A transfer incident to a merger or consolidation of two or more Plans of the Employer (including Plans of related Employers treated
as a single Employer under Code Section 414), or a transfer or rollover between Plans of the Employer, shall not be considered
as voluntarily initiated by the Employee.

 

15.4       Top-Heavy
Ratio. If the Employer maintains one (1) or more defined contribution plans (including any simplified Employee pension
plan) and the Employer has never maintained any defined benefit plans which have covered or could cover a Participant in this Plan,
the top-heavy ratio is a fraction, the numerator of which is the sum of the Account balances of all Key Employees as of the Determination
Date, and the denominator of which is the sum of the Account balances of all Employees as of the Determination Date. Both the numerator
and denominator of the top-heavy ratio shall be increased to reflect any contribution which is due but unpaid as of the Determination
Date.

 

If the Employer maintains
one (1) or more defined contribution plans (including any simplified Employee pension plan) and the Employer maintains or has maintained
one (1) or more defined benefit plans which have covered or could cover a Participant in this Plan, the top-heavy ratio is a fraction,
the numerator of which is the sum of Account balances under the defined contribution plans for all Key Employees and the present
value of accrued benefits under the defined benefit plans for all Key Employees, and the denominator of which is the sum of the
Account balances under the defined contribution plans for all Employees and the present value of accrued benefits under the defined
benefit plans for all Employees.

 

For these purposes,
the accrued benefit of a Participant other than a Key Employee in a defined benefit plan shall be determined under (a) the method,
if any, that uniformly applies for accrual purposes under all defined benefit plans maintained by the Employer, or (b) if there
is no such method, as if such benefit accrued not more rapidly than the slowest accrual rate permitted under the fractional rule
of Section 411(b)(1)(C).

 

15.5       Minimum
Contributions.
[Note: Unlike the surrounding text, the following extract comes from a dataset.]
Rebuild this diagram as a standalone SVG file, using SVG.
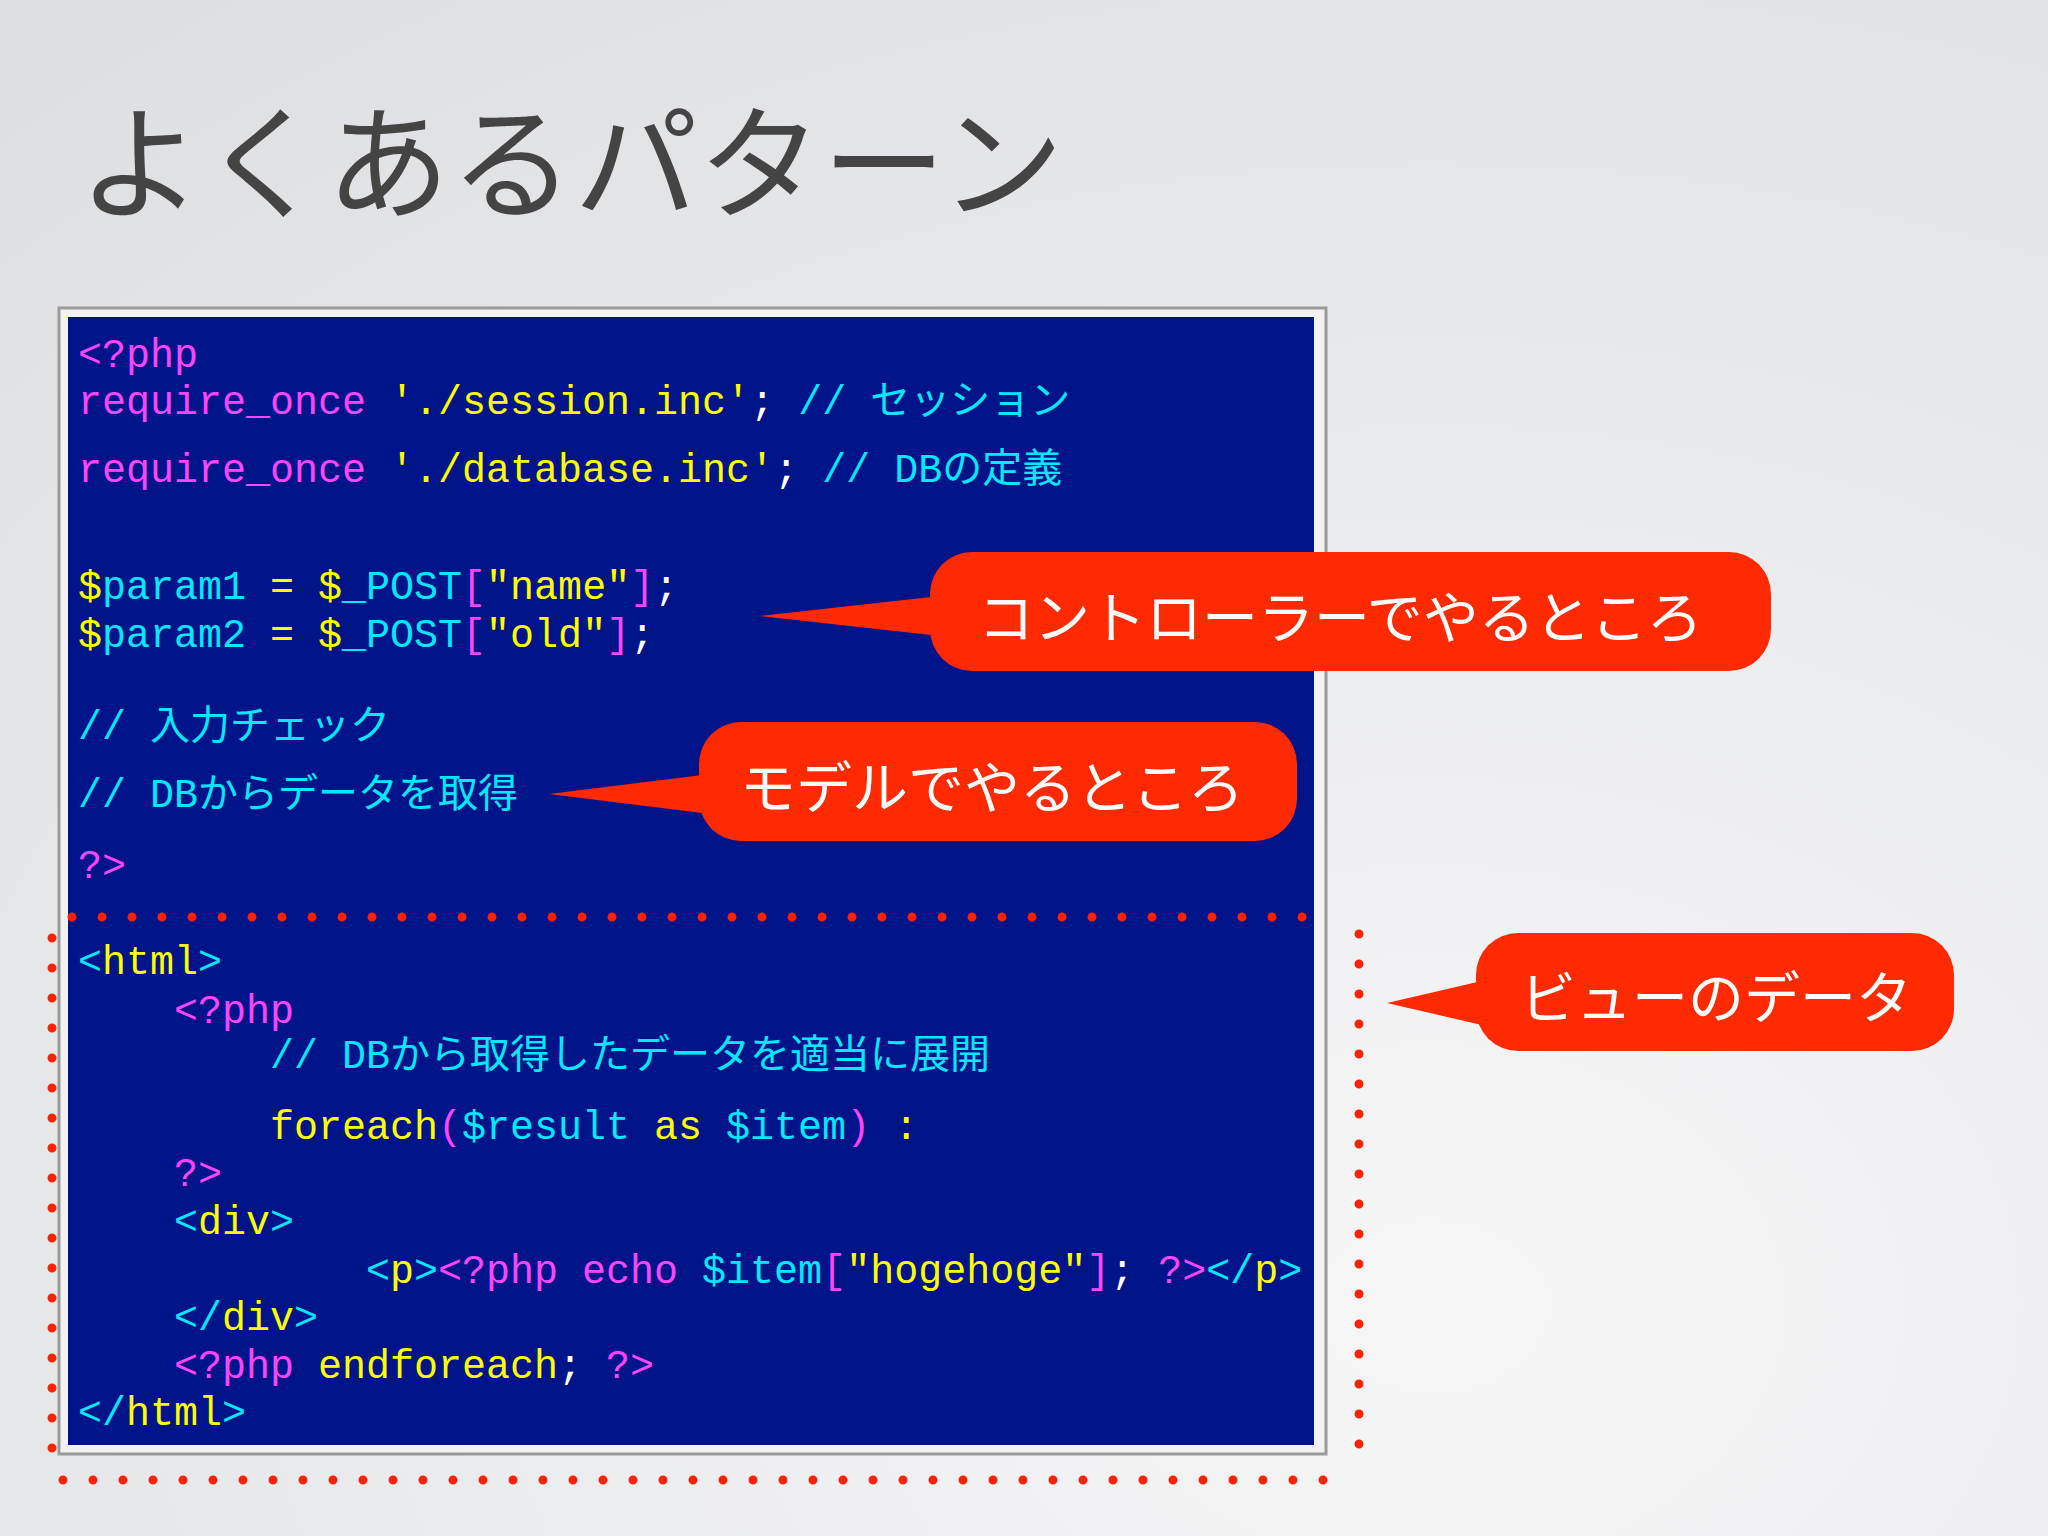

For any Top-Heavy Year, each Employer shall make a special contribution on behalf of each Participant to
the extent that the total allocations to his Account pursuant to Section 4 is less than the lesser of:

 

(i)          three
percent of his 415 Compensation for that year, or

 

(ii)         the
highest ratio of such allocation to 415 Compensation received by any Key Employee for that year. For purposes of the special contribution
of this Section 15.2, a Key Employee’s 415 Compensation shall include amounts the Key Employee elected to defer under a

 

    	 	43	 

     

    

 

qualified 401(k) arrangement.
Such a special contribution shall be made on behalf of each Participant who is employed by an Employer on the last day of the Plan
Year, regardless of the number of his Hours of Service, and shall be allocated to his Account.

 

If the Employer maintains
a qualified plan in addition to this Plan and more than one such plan is determined to be Top-Heavy, a minimum contribution or
a minimum benefit shall be provided in one of such other plans, including a plan that consists solely of a cash or deferred arrangement
which meets the requirements of Section 401(k)(2) of the Code and matching contributions with respect to which the requirements
of Section 401(m)(11) of the Code are met. If the Employer has both a Top-Heavy defined benefit plan and a Top-Heavy defined contribution
plan and a minimum contribution is to be provided only in the defined contribution plan, then the sum of the Employer contributions
and forfeitures allocated to the Account of each Non-key Employee shall be equal to at least five percent (5%) of such Non-key
Employee’s 415 Compensation for that year.

 

15.6         Minimum
Vesting. For any Plan Year in which this Plan is Top-Heavy, a Participant’s vested interest in his Account shall
be based on the following “top-heavy table”:

 

	Vesting Years	 	Percentage of Interest Vested	 
	Fewer than 2	 	 	0	%
	2	 	 	20	%
	3	 	 	40	%
	4	 	 	60	%
	5	 	 	80	%
	6 or more	 	 	100	%

 

15.7         Top-Heavy
Provisions Control in Top-Heavy Plan. In the event this Plan becomes top-heavy and a conflict arises between the top-heavy
provisions herein set forth and the remaining provisions set forth in this Plan, the top-heavy provisions shall control.